**WHAT THE TASK REQUIRES**.
Write out the data below exactly as given, without any of its pictures.
**********
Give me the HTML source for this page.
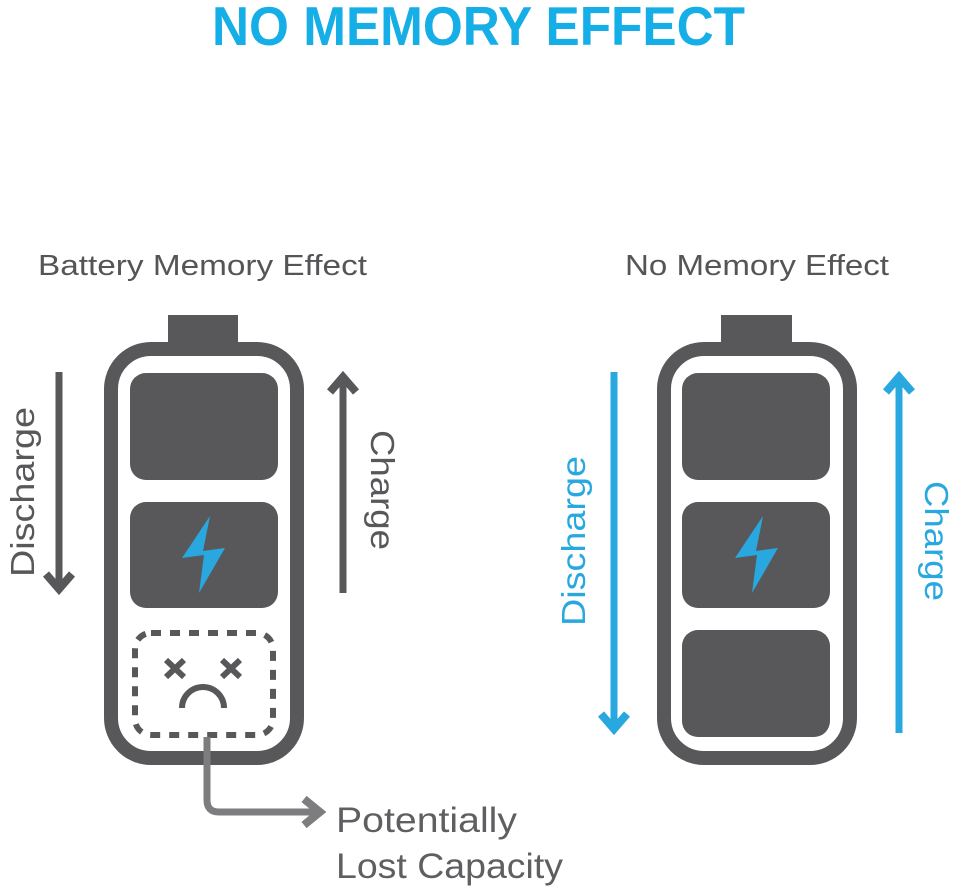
<!DOCTYPE html>
<html><head><meta charset="utf-8"><style>html,body{margin:0;padding:0;background:#fff}svg{display:block}</style></head>
<body>
<svg width="960" height="891" viewBox="0 0 960 891" xmlns="http://www.w3.org/2000/svg" font-family="Liberation Sans, sans-serif">
<text x="212" y="45" font-size="55" font-weight="bold" fill="#15aee6" textLength="533" lengthAdjust="spacingAndGlyphs">NO MEMORY EFFECT</text>
<text x="38" y="275" font-size="29" fill="#555558" textLength="329" lengthAdjust="spacingAndGlyphs">Battery Memory Effect</text>
<text x="625" y="275" font-size="29" fill="#555558" textLength="264" lengthAdjust="spacingAndGlyphs">No Memory Effect</text>

<g fill="#58585b" stroke="none">
<rect x="168" y="315" width="70" height="32"/>
<rect x="111" y="349" width="186" height="409" rx="40" fill="none" stroke="#58585b" stroke-width="14"/>
<rect x="130" y="373" width="148" height="107" rx="16"/>
<rect x="130" y="502" width="148" height="106" rx="16"/>
<rect x="721" y="315" width="71" height="32"/>
<rect x="664" y="349" width="186" height="409" rx="40" fill="none" stroke="#58585b" stroke-width="14"/>
<rect x="682" y="373" width="148" height="107" rx="16"/>
<rect x="682" y="502" width="148" height="106" rx="16"/>
<rect x="682" y="630" width="148" height="107" rx="16"/>
</g>
<polygon points="210,516 182,558 204,555 199,593 225,548 203,551" fill="#29a8e0"/>
<polygon points="763,516 735,558 757,555 752,593 778,548 756,551" fill="#29a8e0"/>

<rect x="135" y="633" width="138" height="102" rx="16" fill="none" stroke="#58585b" stroke-width="6" stroke-dasharray="10,9"/>
<g stroke="#58585b" stroke-width="6">
<line x1="166" y1="660" x2="184" y2="677"/><line x1="184" y1="660" x2="166" y2="677"/>
<line x1="222" y1="660" x2="240" y2="677"/><line x1="240" y1="660" x2="222" y2="677"/>
</g>
<path d="M182,708 A21,21 0 0 1 224,708" fill="none" stroke="#58585b" stroke-width="6"/>

<path d="M207,737 V800 Q207,812 219,812 H318" fill="none" stroke="#7d7d80" stroke-width="7"/>
<polyline points="304,799 320,812 304,825" fill="none" stroke="#7d7d80" stroke-width="8"/>
<text x="336" y="832" font-size="35" fill="#5f5f62" textLength="181" lengthAdjust="spacingAndGlyphs">Potentially</text>
<text x="336" y="878" font-size="35" fill="#5f5f62" textLength="227" lengthAdjust="spacingAndGlyphs">Lost Capacity</text>

<g stroke="#58585b" stroke-width="7" fill="none">
<line x1="59" y1="372" x2="59" y2="588"/>
<polyline points="46,574 59,589 72,574" stroke-width="8"/>
<line x1="343" y1="378" x2="343" y2="593"/>
<polyline points="330,392 343,377 356,392" stroke-width="8"/>
</g>
<text transform="translate(34,492) rotate(-90)" text-anchor="middle" font-size="33" fill="#58585b" textLength="170" lengthAdjust="spacingAndGlyphs">Discharge</text>
<text transform="translate(371,490) rotate(90)" text-anchor="middle" font-size="33" fill="#58585b" textLength="120" lengthAdjust="spacingAndGlyphs">Charge</text>

<g stroke="#29a8e0" stroke-width="7" fill="none">
<line x1="614" y1="372" x2="614" y2="728"/>
<polyline points="601,714 614,729 627,714" stroke-width="8"/>
<line x1="899" y1="378" x2="899" y2="733"/>
<polyline points="886,392 899,377 912,392" stroke-width="8"/>
</g>
<text transform="translate(585,541) rotate(-90)" text-anchor="middle" font-size="33" fill="#29a8e0" textLength="170" lengthAdjust="spacingAndGlyphs">Discharge</text>
<text transform="translate(925,541) rotate(90)" text-anchor="middle" font-size="33" fill="#29a8e0" textLength="120" lengthAdjust="spacingAndGlyphs">Charge</text>
</svg>
</body></html>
**********
**SOLUTION TO THE PROBLEM**.
Give me the HTML source for this page.
<!DOCTYPE html>
<html><head><meta charset="utf-8"><style>html,body{margin:0;padding:0;background:#fff}svg{display:block}</style></head>
<body>
<svg width="960" height="891" viewBox="0 0 960 891" xmlns="http://www.w3.org/2000/svg" font-family="Liberation Sans, sans-serif">
<text x="212" y="45" font-size="55" font-weight="bold" fill="#15aee6" textLength="533" lengthAdjust="spacingAndGlyphs">NO MEMORY EFFECT</text>
<text x="38" y="275" font-size="29" fill="#555558" textLength="329" lengthAdjust="spacingAndGlyphs">Battery Memory Effect</text>
<text x="625" y="275" font-size="29" fill="#555558" textLength="264" lengthAdjust="spacingAndGlyphs">No Memory Effect</text>

<g fill="#58585b" stroke="none">
<rect x="168" y="315" width="70" height="32"/>
<rect x="111" y="349" width="186" height="409" rx="40" fill="none" stroke="#58585b" stroke-width="14"/>
<rect x="130" y="373" width="148" height="107" rx="16"/>
<rect x="130" y="502" width="148" height="106" rx="16"/>
<rect x="721" y="315" width="71" height="32"/>
<rect x="664" y="349" width="186" height="409" rx="40" fill="none" stroke="#58585b" stroke-width="14"/>
<rect x="682" y="373" width="148" height="107" rx="16"/>
<rect x="682" y="502" width="148" height="106" rx="16"/>
<rect x="682" y="630" width="148" height="107" rx="16"/>
</g>
<polygon points="210,516 182,558 204,555 199,593 225,548 203,551" fill="#29a8e0"/>
<polygon points="763,516 735,558 757,555 752,593 778,548 756,551" fill="#29a8e0"/>

<rect x="135" y="633" width="138" height="102" rx="16" fill="none" stroke="#58585b" stroke-width="6" stroke-dasharray="10,9"/>
<g stroke="#58585b" stroke-width="6">
<line x1="166" y1="660" x2="184" y2="677"/><line x1="184" y1="660" x2="166" y2="677"/>
<line x1="222" y1="660" x2="240" y2="677"/><line x1="240" y1="660" x2="222" y2="677"/>
</g>
<path d="M182,708 A21,21 0 0 1 224,708" fill="none" stroke="#58585b" stroke-width="6"/>

<path d="M207,737 V800 Q207,812 219,812 H318" fill="none" stroke="#7d7d80" stroke-width="7"/>
<polyline points="304,799 320,812 304,825" fill="none" stroke="#7d7d80" stroke-width="8"/>
<text x="336" y="832" font-size="35" fill="#5f5f62" textLength="181" lengthAdjust="spacingAndGlyphs">Potentially</text>
<text x="336" y="878" font-size="35" fill="#5f5f62" textLength="227" lengthAdjust="spacingAndGlyphs">Lost Capacity</text>

<g stroke="#58585b" stroke-width="7" fill="none">
<line x1="59" y1="372" x2="59" y2="588"/>
<polyline points="46,574 59,589 72,574" stroke-width="8"/>
<line x1="343" y1="378" x2="343" y2="593"/>
<polyline points="330,392 343,377 356,392" stroke-width="8"/>
</g>
<text transform="translate(34,492) rotate(-90)" text-anchor="middle" font-size="33" fill="#58585b" textLength="170" lengthAdjust="spacingAndGlyphs">Discharge</text>
<text transform="translate(371,490) rotate(90)" text-anchor="middle" font-size="33" fill="#58585b" textLength="120" lengthAdjust="spacingAndGlyphs">Charge</text>

<g stroke="#29a8e0" stroke-width="7" fill="none">
<line x1="614" y1="372" x2="614" y2="728"/>
<polyline points="601,714 614,729 627,714" stroke-width="8"/>
<line x1="899" y1="378" x2="899" y2="733"/>
<polyline points="886,392 899,377 912,392" stroke-width="8"/>
</g>
<text transform="translate(585,541) rotate(-90)" text-anchor="middle" font-size="33" fill="#29a8e0" textLength="170" lengthAdjust="spacingAndGlyphs">Discharge</text>
<text transform="translate(925,541) rotate(90)" text-anchor="middle" font-size="33" fill="#29a8e0" textLength="120" lengthAdjust="spacingAndGlyphs">Charge</text>
</svg>
</body></html>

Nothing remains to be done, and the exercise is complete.